■ Provided material:
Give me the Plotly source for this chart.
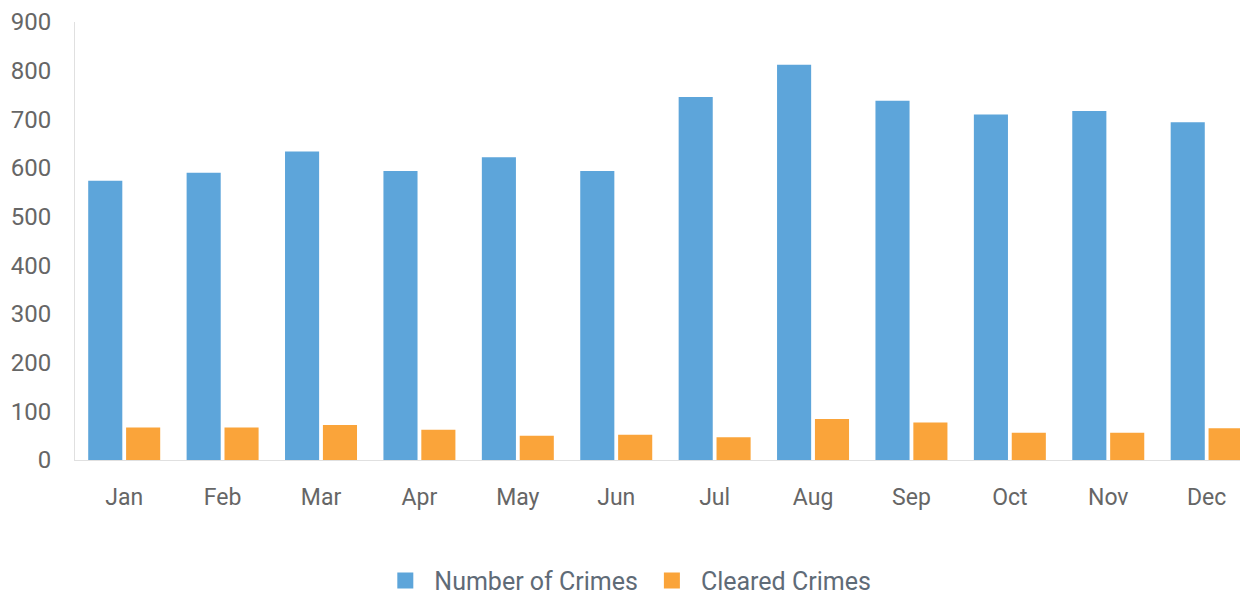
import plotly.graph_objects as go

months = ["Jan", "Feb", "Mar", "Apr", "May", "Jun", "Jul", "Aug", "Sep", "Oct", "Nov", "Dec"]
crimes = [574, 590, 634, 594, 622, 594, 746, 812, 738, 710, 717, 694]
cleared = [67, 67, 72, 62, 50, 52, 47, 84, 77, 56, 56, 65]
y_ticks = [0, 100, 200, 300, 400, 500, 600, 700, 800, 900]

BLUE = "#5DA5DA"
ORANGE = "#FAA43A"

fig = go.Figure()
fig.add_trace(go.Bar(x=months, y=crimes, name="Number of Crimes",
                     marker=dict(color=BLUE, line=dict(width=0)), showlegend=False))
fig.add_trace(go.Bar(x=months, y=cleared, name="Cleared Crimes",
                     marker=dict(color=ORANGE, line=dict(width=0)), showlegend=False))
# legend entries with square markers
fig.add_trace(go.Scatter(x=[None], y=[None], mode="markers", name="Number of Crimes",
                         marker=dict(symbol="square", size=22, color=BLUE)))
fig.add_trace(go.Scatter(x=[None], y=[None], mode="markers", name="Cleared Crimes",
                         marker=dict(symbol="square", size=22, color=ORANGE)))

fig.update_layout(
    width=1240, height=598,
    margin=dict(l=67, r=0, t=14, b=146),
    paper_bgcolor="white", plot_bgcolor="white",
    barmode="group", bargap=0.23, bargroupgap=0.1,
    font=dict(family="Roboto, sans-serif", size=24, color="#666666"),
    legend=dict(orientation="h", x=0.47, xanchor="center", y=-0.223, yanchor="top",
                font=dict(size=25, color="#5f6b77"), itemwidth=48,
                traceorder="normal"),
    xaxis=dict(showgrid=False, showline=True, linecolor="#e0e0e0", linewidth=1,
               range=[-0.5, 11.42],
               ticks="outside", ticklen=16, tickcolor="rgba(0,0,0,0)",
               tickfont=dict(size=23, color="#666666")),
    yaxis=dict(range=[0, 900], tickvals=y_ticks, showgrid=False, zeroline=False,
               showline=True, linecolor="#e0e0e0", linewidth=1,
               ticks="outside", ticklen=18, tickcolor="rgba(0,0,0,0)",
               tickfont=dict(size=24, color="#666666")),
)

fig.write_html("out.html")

* * *

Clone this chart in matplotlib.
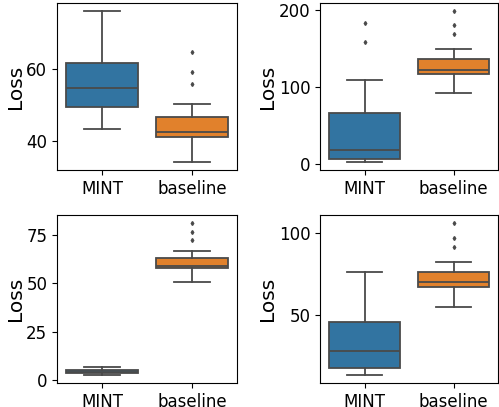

■ Set problem: Using the entries above, write out exactly the lines from the one with "Give me the Plotly source for this chart." through the one with "import plotly.graph_objects as go", ends included. Leave out any pictures.

■ Task response:
Give me the Plotly source for this chart.
import plotly.graph_objects as go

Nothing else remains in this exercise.